_Your objective:_ Retype the opening lines of the data exactly, stopping after the line that contains "الأسترالية: الحديد الخام');". Skip every picture.
═══ Data
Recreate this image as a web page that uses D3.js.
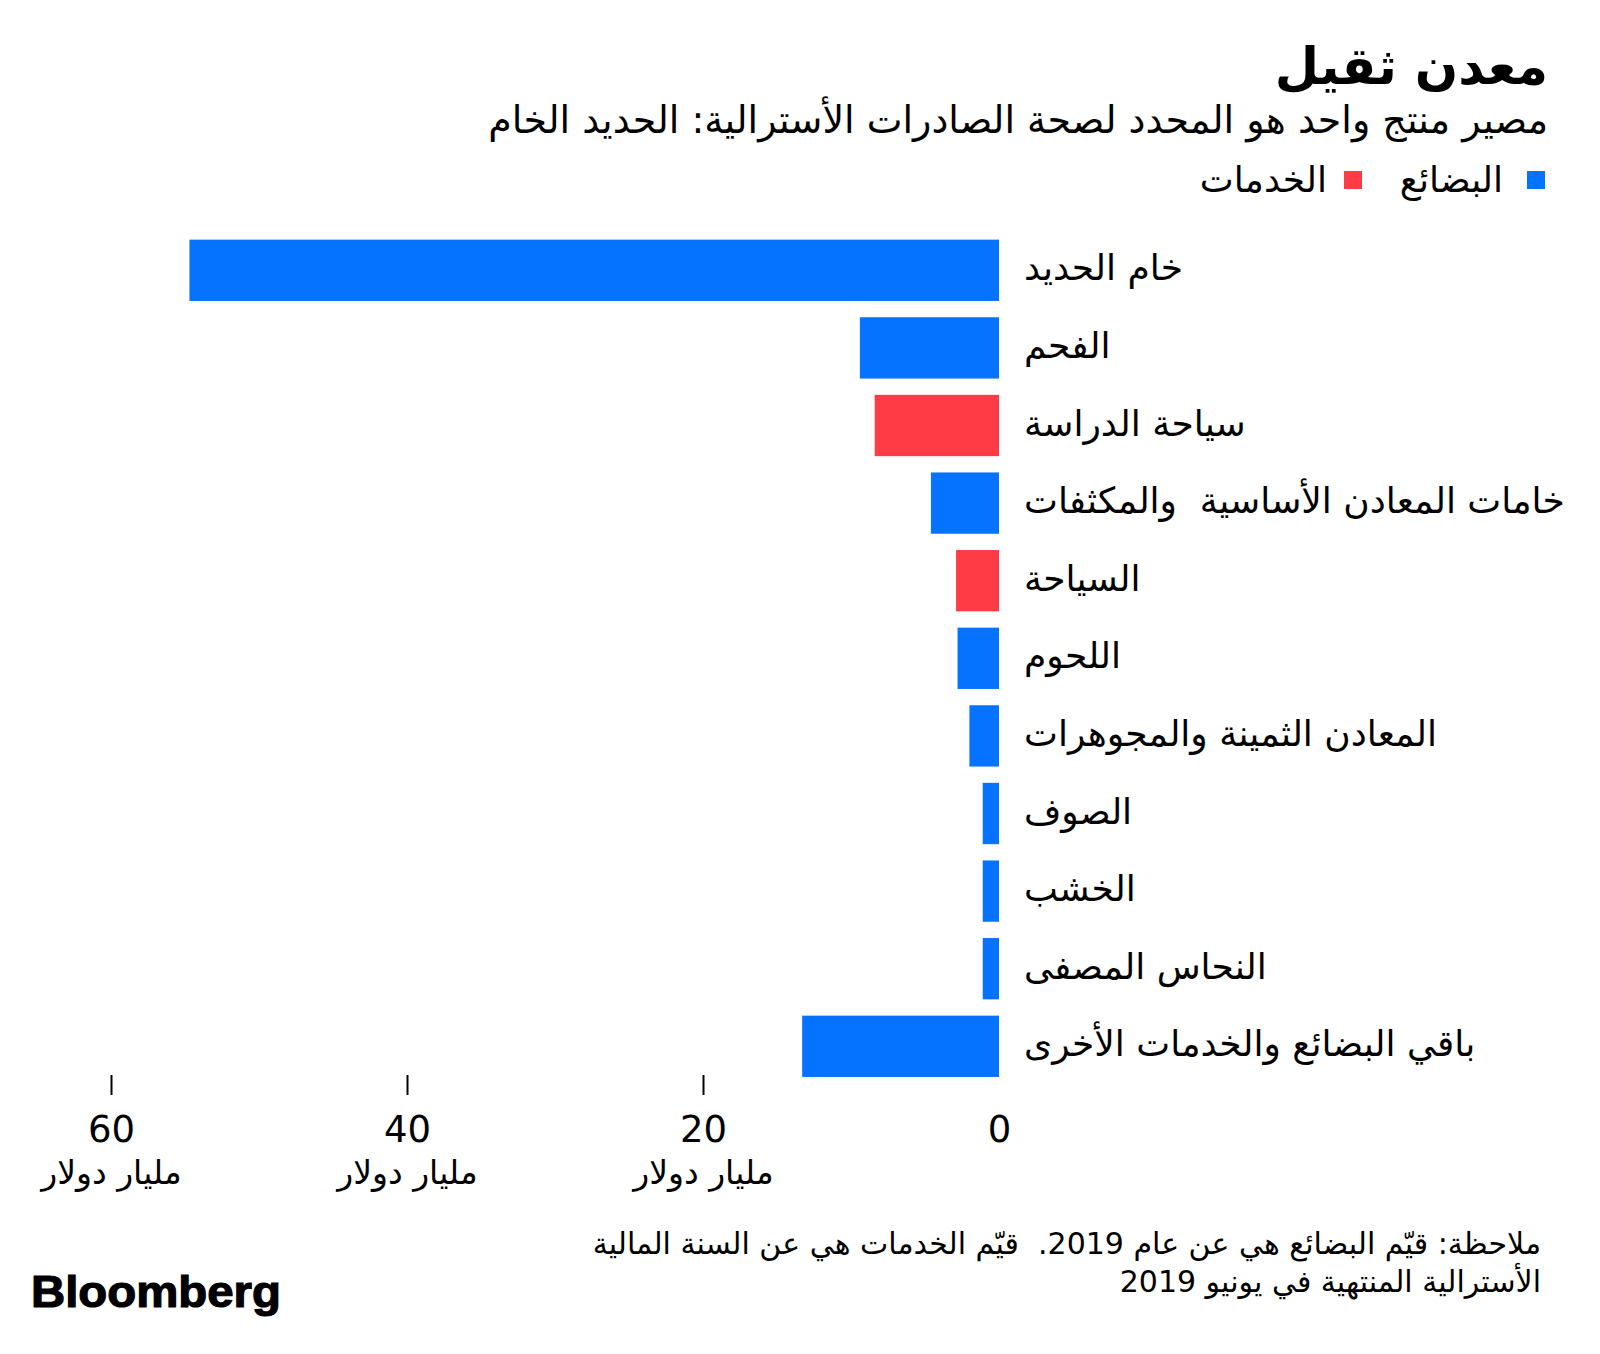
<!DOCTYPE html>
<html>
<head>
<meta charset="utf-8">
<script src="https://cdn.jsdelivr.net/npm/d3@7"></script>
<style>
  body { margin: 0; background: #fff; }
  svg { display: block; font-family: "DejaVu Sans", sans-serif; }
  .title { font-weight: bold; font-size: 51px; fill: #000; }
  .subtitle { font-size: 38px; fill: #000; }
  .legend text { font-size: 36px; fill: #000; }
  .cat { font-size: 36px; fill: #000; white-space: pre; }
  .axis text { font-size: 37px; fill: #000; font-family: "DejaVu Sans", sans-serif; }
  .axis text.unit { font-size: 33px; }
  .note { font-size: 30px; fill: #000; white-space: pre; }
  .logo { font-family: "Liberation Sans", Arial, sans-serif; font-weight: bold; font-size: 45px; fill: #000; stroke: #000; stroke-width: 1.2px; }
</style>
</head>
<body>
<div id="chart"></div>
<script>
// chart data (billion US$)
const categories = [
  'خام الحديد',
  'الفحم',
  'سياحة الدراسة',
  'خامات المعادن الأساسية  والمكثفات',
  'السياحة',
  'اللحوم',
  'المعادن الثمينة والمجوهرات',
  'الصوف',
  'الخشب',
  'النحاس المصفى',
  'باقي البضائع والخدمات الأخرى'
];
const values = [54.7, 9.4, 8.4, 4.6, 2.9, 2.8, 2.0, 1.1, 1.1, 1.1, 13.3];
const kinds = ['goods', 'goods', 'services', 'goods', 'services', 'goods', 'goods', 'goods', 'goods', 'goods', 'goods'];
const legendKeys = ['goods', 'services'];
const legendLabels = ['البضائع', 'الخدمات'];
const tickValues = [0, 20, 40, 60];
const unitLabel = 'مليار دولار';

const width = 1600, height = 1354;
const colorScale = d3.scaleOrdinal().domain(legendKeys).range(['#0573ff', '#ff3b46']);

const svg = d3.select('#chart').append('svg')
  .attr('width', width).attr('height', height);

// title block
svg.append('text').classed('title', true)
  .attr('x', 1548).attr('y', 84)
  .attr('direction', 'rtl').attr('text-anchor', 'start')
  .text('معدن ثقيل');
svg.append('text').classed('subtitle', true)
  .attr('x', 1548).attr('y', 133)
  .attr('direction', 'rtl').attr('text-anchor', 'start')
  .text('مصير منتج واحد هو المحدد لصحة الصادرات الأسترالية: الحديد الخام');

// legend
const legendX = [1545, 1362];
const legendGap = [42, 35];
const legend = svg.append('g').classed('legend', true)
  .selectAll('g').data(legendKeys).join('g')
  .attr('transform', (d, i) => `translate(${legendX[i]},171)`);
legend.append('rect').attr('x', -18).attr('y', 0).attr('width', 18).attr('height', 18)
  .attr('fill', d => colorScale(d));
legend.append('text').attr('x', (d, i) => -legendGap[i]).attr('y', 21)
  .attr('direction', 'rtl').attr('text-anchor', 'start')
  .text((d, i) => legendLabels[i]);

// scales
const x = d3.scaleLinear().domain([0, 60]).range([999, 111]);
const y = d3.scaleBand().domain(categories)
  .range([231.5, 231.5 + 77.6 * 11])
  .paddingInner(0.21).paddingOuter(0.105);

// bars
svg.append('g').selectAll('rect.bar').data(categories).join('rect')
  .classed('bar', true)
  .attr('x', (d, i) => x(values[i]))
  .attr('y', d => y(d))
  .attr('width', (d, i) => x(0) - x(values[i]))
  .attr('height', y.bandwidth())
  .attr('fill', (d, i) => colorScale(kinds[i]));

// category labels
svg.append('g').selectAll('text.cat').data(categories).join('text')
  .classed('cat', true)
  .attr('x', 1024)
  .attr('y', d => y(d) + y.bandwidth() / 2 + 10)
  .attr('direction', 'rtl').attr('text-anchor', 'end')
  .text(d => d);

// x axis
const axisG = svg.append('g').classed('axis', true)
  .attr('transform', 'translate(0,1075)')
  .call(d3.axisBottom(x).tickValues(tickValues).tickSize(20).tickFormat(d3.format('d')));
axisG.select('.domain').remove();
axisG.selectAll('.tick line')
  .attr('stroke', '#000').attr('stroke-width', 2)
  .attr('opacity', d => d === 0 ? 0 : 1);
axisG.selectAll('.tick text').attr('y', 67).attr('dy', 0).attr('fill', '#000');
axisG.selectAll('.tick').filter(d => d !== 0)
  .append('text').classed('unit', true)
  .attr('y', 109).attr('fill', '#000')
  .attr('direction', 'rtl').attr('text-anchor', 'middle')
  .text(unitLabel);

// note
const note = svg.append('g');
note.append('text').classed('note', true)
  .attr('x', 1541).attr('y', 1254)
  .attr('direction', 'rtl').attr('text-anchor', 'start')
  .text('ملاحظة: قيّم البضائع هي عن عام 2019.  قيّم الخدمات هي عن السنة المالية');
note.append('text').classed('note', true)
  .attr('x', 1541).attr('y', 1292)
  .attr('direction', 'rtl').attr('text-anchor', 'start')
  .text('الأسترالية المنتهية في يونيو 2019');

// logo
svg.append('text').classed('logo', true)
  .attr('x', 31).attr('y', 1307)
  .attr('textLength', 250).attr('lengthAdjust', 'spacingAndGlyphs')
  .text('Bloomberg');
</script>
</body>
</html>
══════
_Reply to the task:_
Recreate this image as a web page that uses D3.js.
<!DOCTYPE html>
<html>
<head>
<meta charset="utf-8">
<script src="https://cdn.jsdelivr.net/npm/d3@7"></script>
<style>
  body { margin: 0; background: #fff; }
  svg { display: block; font-family: "DejaVu Sans", sans-serif; }
  .title { font-weight: bold; font-size: 51px; fill: #000; }
  .subtitle { font-size: 38px; fill: #000; }
  .legend text { font-size: 36px; fill: #000; }
  .cat { font-size: 36px; fill: #000; white-space: pre; }
  .axis text { font-size: 37px; fill: #000; font-family: "DejaVu Sans", sans-serif; }
  .axis text.unit { font-size: 33px; }
  .note { font-size: 30px; fill: #000; white-space: pre; }
  .logo { font-family: "Liberation Sans", Arial, sans-serif; font-weight: bold; font-size: 45px; fill: #000; stroke: #000; stroke-width: 1.2px; }
</style>
</head>
<body>
<div id="chart"></div>
<script>
// chart data (billion US$)
const categories = [
  'خام الحديد',
  'الفحم',
  'سياحة الدراسة',
  'خامات المعادن الأساسية  والمكثفات',
  'السياحة',
  'اللحوم',
  'المعادن الثمينة والمجوهرات',
  'الصوف',
  'الخشب',
  'النحاس المصفى',
  'باقي البضائع والخدمات الأخرى'
];
const values = [54.7, 9.4, 8.4, 4.6, 2.9, 2.8, 2.0, 1.1, 1.1, 1.1, 13.3];
const kinds = ['goods', 'goods', 'services', 'goods', 'services', 'goods', 'goods', 'goods', 'goods', 'goods', 'goods'];
const legendKeys = ['goods', 'services'];
const legendLabels = ['البضائع', 'الخدمات'];
const tickValues = [0, 20, 40, 60];
const unitLabel = 'مليار دولار';

const width = 1600, height = 1354;
const colorScale = d3.scaleOrdinal().domain(legendKeys).range(['#0573ff', '#ff3b46']);

const svg = d3.select('#chart').append('svg')
  .attr('width', width).attr('height', height);

// title block
svg.append('text').classed('title', true)
  .attr('x', 1548).attr('y', 84)
  .attr('direction', 'rtl').attr('text-anchor', 'start')
  .text('معدن ثقيل');
svg.append('text').classed('subtitle', true)
  .attr('x', 1548).attr('y', 133)
  .attr('direction', 'rtl').attr('text-anchor', 'start')
  .text('مصير منتج واحد هو المحدد لصحة الصادرات الأسترالية: الحديد الخام');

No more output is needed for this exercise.